The Trump administration, acting through Treasury Department’s Office of Foreign Assets Control (OFAC), has wasted no time in setting a harried pace of Iran-related designations to up the pressure after the president announced the US withdrawal from the Joint Comprehensive Plan of Action (JCPOA) on May 8. In the seven business days following that fateful announcement, OFAC has issued four sets of Iran-related designations targeting Iran’s support for terrorism in what seems to be an attempt to replicate the maximum pressure campaign against North Korea that helped spur a leadership summit to negotiate denuclearization (albeit one that seems less certain than a week ago). These actions have come alongside a concerted effort by the administration to pressure foreign companies, especially in Europe, to cease business with Iran prior to the expiration of secondary sanctions waivers in August and November.
These aren’t weak messaging sanctions, either; they’re strong measures with real impact. In chronological order, they targeted an Islamic Revolutionary Guard Corps-Quds Force (IRGC-QF) money channel jointly with the United Arab Emirates (UAE), the Iranian Central Bank Governor for participating in that scheme, Hezbollah’s senior leadership in a coordinated action with Gulf partners of the Terrorist Financing Targeting Center (TFTC), and a Hezbollah and Iranian financial network.
Together, the sanctions show a determination to act in coordination with like-minded partners and to go after nodes of Iran’s external financial networks that provide support for terror groups (both Hezbollah and the IRGC-QF are designated terrorist groups). These actions also hint at the types of network degradation operations that Iran can expect to see targeting its other financial networks after US sanctions are fully reimposed after November 6, 2018. The explicit, and unprecedented, reference to OFAC’s 50 Percent Rule in the action against a Hezbollah financial network was a clear warning to banks and other regulated industries that OFAC expects compliance with the rule, however difficult it may be to implement.
[OFAC’s 50 Percent Rule states that any entity owned fifty percent or more, in the aggregate, by one or more blocked persons is itself blocked, regardless of whether it appears on one of OFAC’s lists. The onus is on the regulated sector to comply with the rule, which typically involves independent research to ferret out other sanctioned entities.]
These actions also show a deft hand in dealing with the administration’s Gulf partners.

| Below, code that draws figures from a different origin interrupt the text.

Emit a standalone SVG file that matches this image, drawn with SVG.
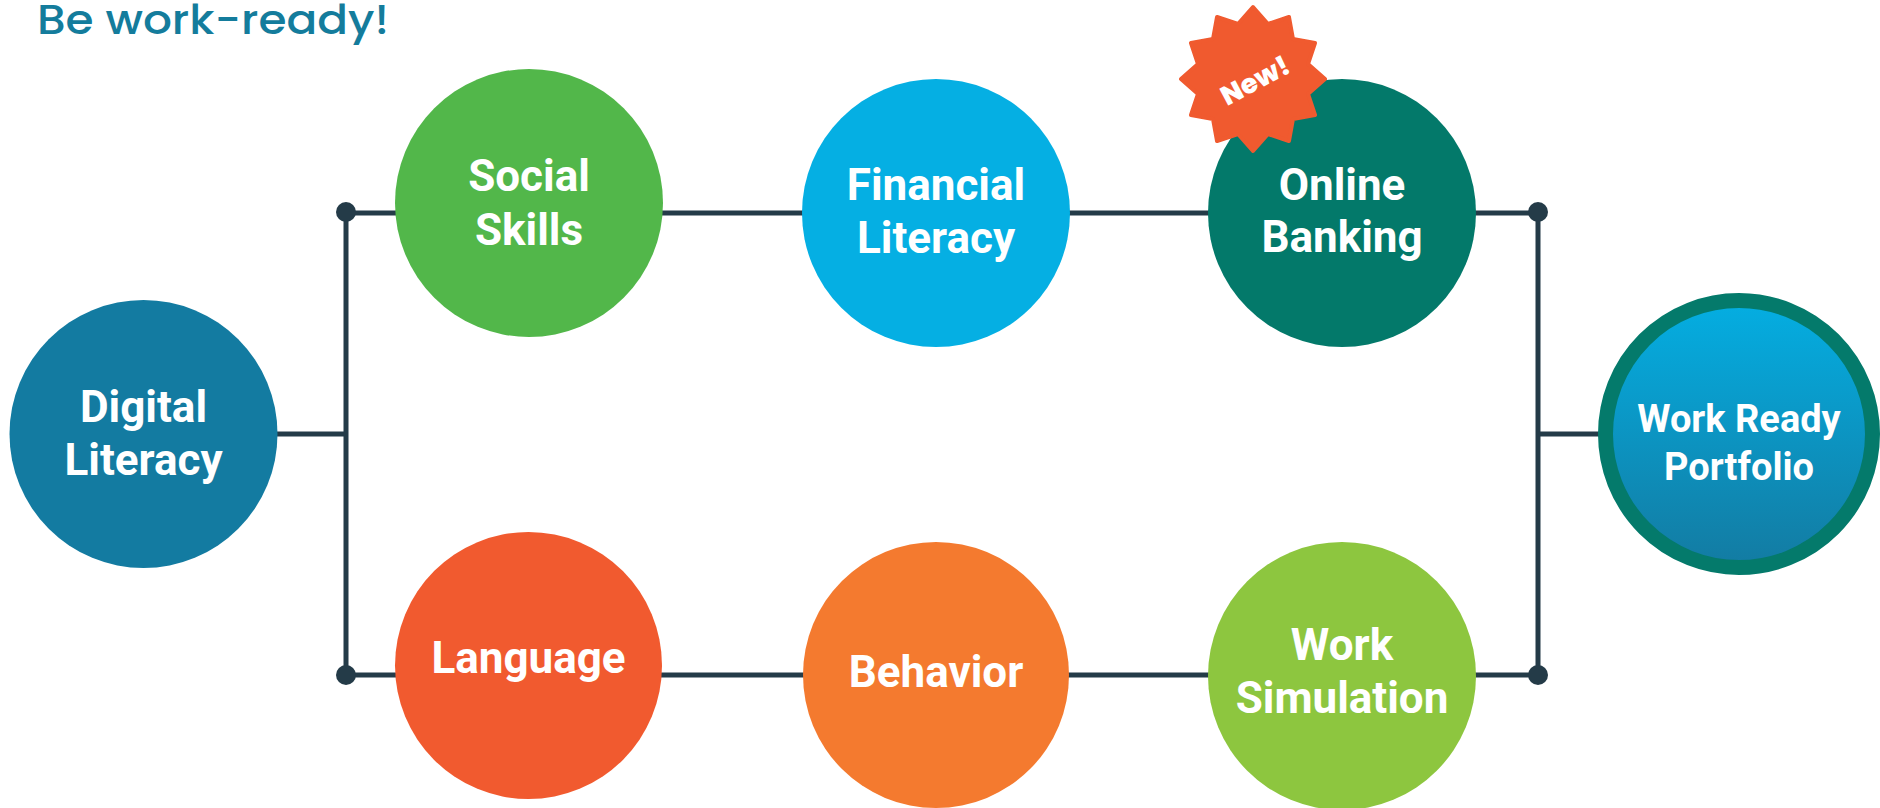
<svg xmlns="http://www.w3.org/2000/svg" width="1880" height="808" viewBox="0 0 1880 808">
<style>
.lbl{font-family:Roboto,"Liberation Sans",sans-serif;font-weight:700;fill:#ffffff;text-anchor:middle;font-size:44px}
.wrp{font-size:38px}
.conn{stroke:#243B48;stroke-width:5;fill:none}
.dot{fill:#243B48}
.title{font-family:Poppins,Inter,"Open Sans",sans-serif;font-weight:500;font-size:41px;fill:#147C9C}
</style>
<defs>
<linearGradient id="gWR" x1="0" y1="0" x2="0" y2="1">
<stop offset="0" stop-color="#04AEE2"/>
<stop offset="1" stop-color="#137BA2"/>
</linearGradient>
</defs>
<text class="title" x="37" y="34" textLength="352" lengthAdjust="spacingAndGlyphs">Be work-ready!</text>
<g id="connectors">
<line class="conn" x1="277" y1="434" x2="346" y2="434"/>
<line class="conn" x1="346" y1="212" x2="346" y2="675"/>
<line class="conn" x1="346" y1="213" x2="1538" y2="213"/>
<line class="conn" x1="346" y1="675" x2="1538" y2="675"/>
<line class="conn" x1="1538" y1="212" x2="1538" y2="675"/>
<line class="conn" x1="1538" y1="434" x2="1600" y2="434"/>
<circle class="dot" cx="346" cy="212" r="10"/>
<circle class="dot" cx="346" cy="675" r="10"/>
<circle class="dot" cx="1538" cy="212" r="10"/>
<circle class="dot" cx="1538" cy="675" r="10"/>
</g>
<g id="digital-literacy">
<circle cx="143.5" cy="434" r="134" fill="#137BA1"/>
<text class="lbl" x="143.5" y="422">Digital</text>
<text class="lbl" x="143.5" y="475">Literacy</text>
</g>
<g id="social-skills">
<circle cx="529" cy="203" r="134" fill="#52B74A"/>
<text class="lbl" x="529" y="191">Social</text>
<text class="lbl" x="529" y="245">Skills</text>
</g>
<g id="financial-literacy">
<circle cx="936" cy="213" r="134" fill="#05AFE3"/>
<text class="lbl" x="936" y="200">Financial</text>
<text class="lbl" x="936" y="253">Literacy</text>
</g>
<g id="online-banking">
<circle cx="1342" cy="213" r="134" fill="#03796A"/>
<text class="lbl" x="1342" y="200">Online</text>
<text class="lbl" x="1342" y="252">Banking</text>
</g>
<g id="new-badge">
<polygon fill="#F05A2F" stroke="#F05A2F" stroke-width="4" stroke-linejoin="round" points="1253,7 1268,24 1289,17 1293,39 1315,43 1308,64 1325,79 1308,94 1315,115 1293,119 1289,141 1268,134 1253,151 1238,134 1217,141 1213,119 1191,115 1198,94 1181,79 1198,64 1191,43 1213,39 1217,17 1238,24"/>
<text x="1255" y="90" transform="rotate(-28 1255 80)" text-anchor="middle" font-family="Poppins,Inter,'Open Sans',sans-serif" font-weight="800" font-size="27" fill="#ffffff" textLength="74" lengthAdjust="spacingAndGlyphs">New!</text>
</g>
<g id="language">
<circle cx="528.5" cy="665.5" r="133.5" fill="#F15A2F"/>
<text class="lbl" x="528.5" y="673">Language</text>
</g>
<g id="behavior">
<circle cx="936" cy="675" r="133" fill="#F47A2F"/>
<text class="lbl" x="936" y="687">Behavior</text>
</g>
<g id="work-simulation">
<circle cx="1342" cy="676" r="134" fill="#8DC63F"/>
<text class="lbl" x="1342" y="660">Work</text>
<text class="lbl" x="1342" y="713">Simulation</text>
</g>
<g id="work-ready-portfolio">
<circle cx="1739" cy="434" r="133.5" fill="url(#gWR)" stroke="#047A6B" stroke-width="15"/>
<text class="lbl wrp" x="1739" y="432">Work Ready</text>
<text class="lbl wrp" x="1739" y="480">Portfolio</text>
</g>
</svg>
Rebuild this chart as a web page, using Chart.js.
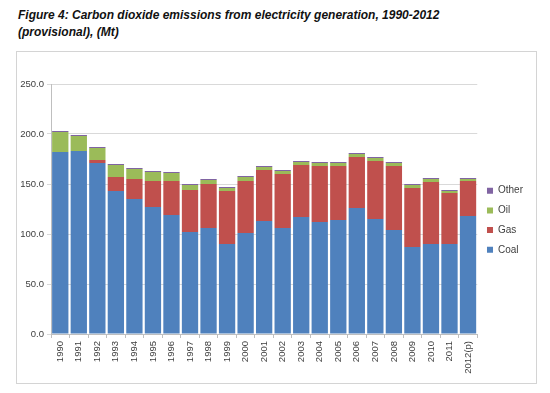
<!DOCTYPE html>
<html>
<head>
<meta charset="utf-8">
<script src="https://cdn.jsdelivr.net/npm/chart.js"></script>
<style>
  html, body { margin: 0; padding: 0; background: #fff; }
  body { width: 550px; height: 393px; position: relative; overflow: hidden; }
  #title { position: absolute; left: 18px; top: 7px; font-family: "Liberation Sans", Arial, sans-serif; font-weight: bold; font-style: italic; font-size: 12px; line-height: 17px; color: #111; }
  #frame { position: absolute; left: 16px; top: 51px; width: 519px; height: 331px; border: 1px solid #d4d4d4; }
  canvas { display: block; }
</style>
</head>
<body>
<div id="title">Figure 4: Carbon dioxide emissions from electricity generation, 1990-2012<br>(provisional), (Mt)</div>
<div id="frame"><canvas id="c" width="519" height="331"></canvas></div>
<script>
const years = ['1990','1991','1992','1993','1994','1995','1996','1997','1998','1999','2000','2001','2002','2003','2004','2005','2006','2007','2008','2009','2010','2011','2012(p)'];
const coal  = [182,183,171,143,135,127,119,102,106,90,101,113,106,117,112,114,126,115,104,87,90,90,118];
const gas   = [0,0,3,14,20,26,34,42,44,53,52,51,54,52,56,54,51,58,64,59,62,51,35];
const oil   = [20,15,12,12,10,9,8,5,4,3,4,3,3,3,3,3,3,3,3,3,3,2,2];
const other = [1,1,1,1,1,1,1,1,1,1,1,1,1,1,1,1,1,1,1,1,1,1,1];
const yTicks = [0,50,100,150,200,250];

const font = { family: '"Liberation Sans", Arial, sans-serif', size: 9.5 };
const ds = (label, data, color) => ({ label, data, backgroundColor: color, borderWidth: 0, barPercentage: 0.88, categoryPercentage: 1 });

new Chart(document.getElementById('c'), {
  type: 'bar',
  data: {
    labels: years,
    datasets: [
      ds('Coal', coal, '#4f81bd'),
      ds('Gas', gas, '#c0504d'),
      ds('Oil', oil, '#9bbb59'),
      ds('Other', other, '#8064a2')
    ]
  },
  options: {
    responsive: false,
    animation: false,
    layout: { padding: { top: 32, right: 3, bottom: 0, left: 0 } },
    plugins: {
      tooltip: { enabled: false },
      legend: {
        position: 'right',
        align: 'start',
        fullSize: false,
        reverse: true,
        title: { display: true, text: '', padding: { top: 80, bottom: 0 }, font: { size: 10 } },
        labels: { boxWidth: 6, boxHeight: 6, padding: 9.7, color: '#404040', font: { family: font.family, size: 10 } }
      }
    },
    scales: {
      x: {
        stacked: true,
        grid: { display: true, drawOnChartArea: false, offset: true, color: '#bfbfbf', tickLength: 4 },
        border: { color: '#bfbfbf' },
        ticks: { autoSkip: false, maxRotation: 90, minRotation: 90, padding: 3, color: '#404040', font },
        afterFit: s => { s.height = 49; }
      },
      y: {
        stacked: true,
        min: 0, max: 250,
        afterBuildTicks: s => { s.ticks = yTicks.map(v => ({ value: v })); },
        grid: { color: '#d9d9d9', tickLength: 4 },
        border: { color: '#bfbfbf' },
        ticks: { padding: 3, color: '#404040', font, callback: v => Number(v).toFixed(1) },
        afterFit: s => { s.width = 34; }
      }
    }
  }
});
</script>
</body>
</html>
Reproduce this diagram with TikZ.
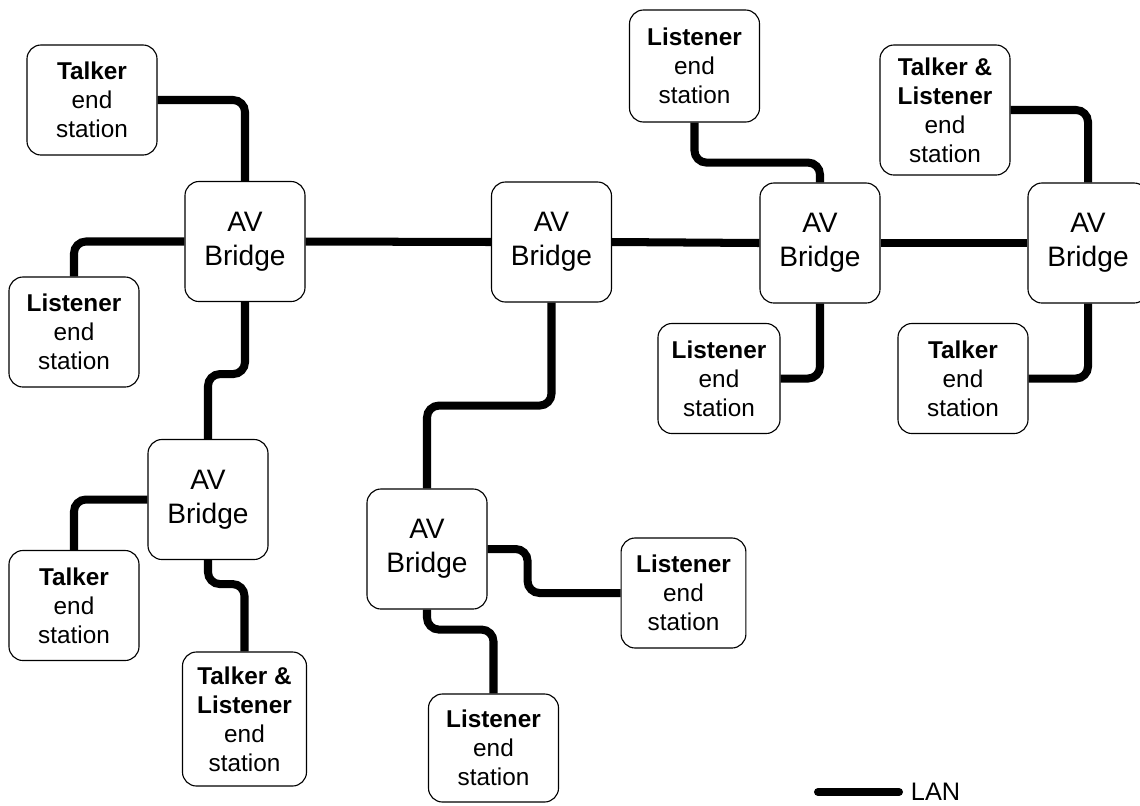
\documentclass[tikz,border=0pt]{standalone}
\usepackage{fontspec}
\setmainfont{Liberation Sans}
\usetikzlibrary{calc}

\tikzset{
  bridge/.style={draw, line width=0.8pt, rounded corners=10pt, fill=white,
    minimum width=3cm, minimum height=3cm, align=center,
    font=\fontsize{20}{24.5}\selectfont},
  station/.style={draw, line width=0.8pt, rounded corners=10pt, fill=white,
    minimum width=3.25cm, minimum height=2.75cm, align=center,
    font=\fontsize{17.3}{20.6}\selectfont},
  lan/.style={line width=5.7pt, rounded corners=8.5pt},
}

\begin{document}
\begin{tikzpicture}[x=0.025cm, y=-0.025cm]
\useasboundingbox (0,0) rectangle (1140,805);

% bridges
\node [bridge] (br1) at (245,241.5) {AV\\Bridge};
\node [bridge] (br2) at (208,499.5) {AV\\Bridge};
\node [bridge] (br3) at (551.5,242) {AV\\Bridge};
\node [bridge] (br4) at (427,549) {AV\\Bridge};
\node [bridge] (br5) at (820,243) {AV\\Bridge};
\node [bridge] (br6) at (1088,243) {AV\\Bridge};

% end stations
\node [station] (tk1) at (92,100) {\textbf{Talker}\\end\\station};
\node [station] (ls1) at (74,332) {\textbf{Listener}\\end\\station};
\node [station] (tk2) at (74,605.5) {\textbf{Talker}\\end\\station};
\node [station, minimum width=3.1cm, minimum height=3.35cm] (tl2) at (244.5,719) {\textbf{Talker \&}\\\textbf{Listener}\\end\\station};
\node [station, minimum width=3.12cm] (ls4) at (683.5,593) {\textbf{Listener}\\end\\station};
\node [station, minimum height=2.7cm] (ls5) at (493.5,748) {\textbf{Listener}\\end\\station};
\node [station, minimum height=2.8cm] (ls3) at (694.5,66) {\textbf{Listener}\\end\\station};
\node [station, minimum width=3.05cm] (ls6) at (719,378.5) {\textbf{Listener}\\end\\station};
\node [station, minimum height=3.25cm] (tl6) at (945,110) {\textbf{Talker \&}\\\textbf{Listener}\\end\\station};
\node [station] (tk6) at (963,378.5) {\textbf{Talker}\\end\\station};

% LAN links
\draw [lan] (tk1.east) -| (br1.north);
\draw [lan] (br1.west) -| (ls1.north);
\draw [lan] (br1.south) -- ++(0,72) -| (br2.north);
\draw [lan] (br2.west) -| (tk2.north);
\draw [lan] (br2.south) -- ++(0,24) -| (tl2.north);
\draw [lan] (br1.east) -- (br3.west);
\draw [lan] (br3.south) -- ++(0,103) -| (br4.north);
\draw [lan] (br4.east) -- ++(40,0) |- (ls4.west);
\draw [lan] (br4.south) -- ++(0,20) -| (ls5.north);
\draw [lan] (br3.east) -- (br5.west);
\draw [lan] (ls3.south) -- ++(0,40) -| (br5.north);
\draw [lan] (br5.south) |- (ls6.east);
\draw [lan] (br5.east) -- (br6.west);
\draw [lan] (tl6.east) -| (br6.north);
\draw [lan] (br6.south) |- (tk6.east);

% legend
\coordinate (lanA) at (818,792);
\coordinate (lanB) at (899,792);
\draw [lan, line cap=round] (lanA) -- (lanB);
\node [anchor=west, font=\fontsize{18}{21}\selectfont] (lanlbl) at (906,792) {LAN};
\end{tikzpicture}
\end{document}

Most important was the action targeting Hezbollah’s leadership taken by the United States and its partners in the TFTC: Bahrain, Kuwait, Oman, Qatar, Saudi Arabia, and the UAE. The action explicitly messaged unity in the joint fight against terrorism and the US stance that there is no distinction between the supposed political and military wings of Hezbollah, the latter a point of friction with the EU. More subtly, it allowed Qatar to take an important step toward potential reconciliation of the diplomatic spat with its neighbors by targeting an Iran-supported terror group; a crisis the United States would like to see defused. Further, it pulled in Oman, which has historically been more sympathetic to Iran than its neighbors. While there is little difference in the legal effect of US sanctions, it was an impressive political maneuver.
What’s curious, however, about the designations and the message they’re intended to convey, is that all of these actions could have been taken without pulling out of the JCPOA, as they were done under counterterrorism authorities that remained in place in the United States (and the European Union) following the conclusion of the nuclear deal. Furthermore, the pace here indicates that these targets had been in development for at least several weeks, if not months. Surely, these targets were discussed with the EU during the negotiations over how to address Iran’s destabilizing behavior as part of enhancements to the JCPOA.
These were powerful and solid actions, but we are left wondering how much more powerful they could have been if they also had been taken with the EU while the United States was still party to the JCPOA and had been used as pressure against Iran to address the issues outside the nuclear file with which the administration has been so concerned.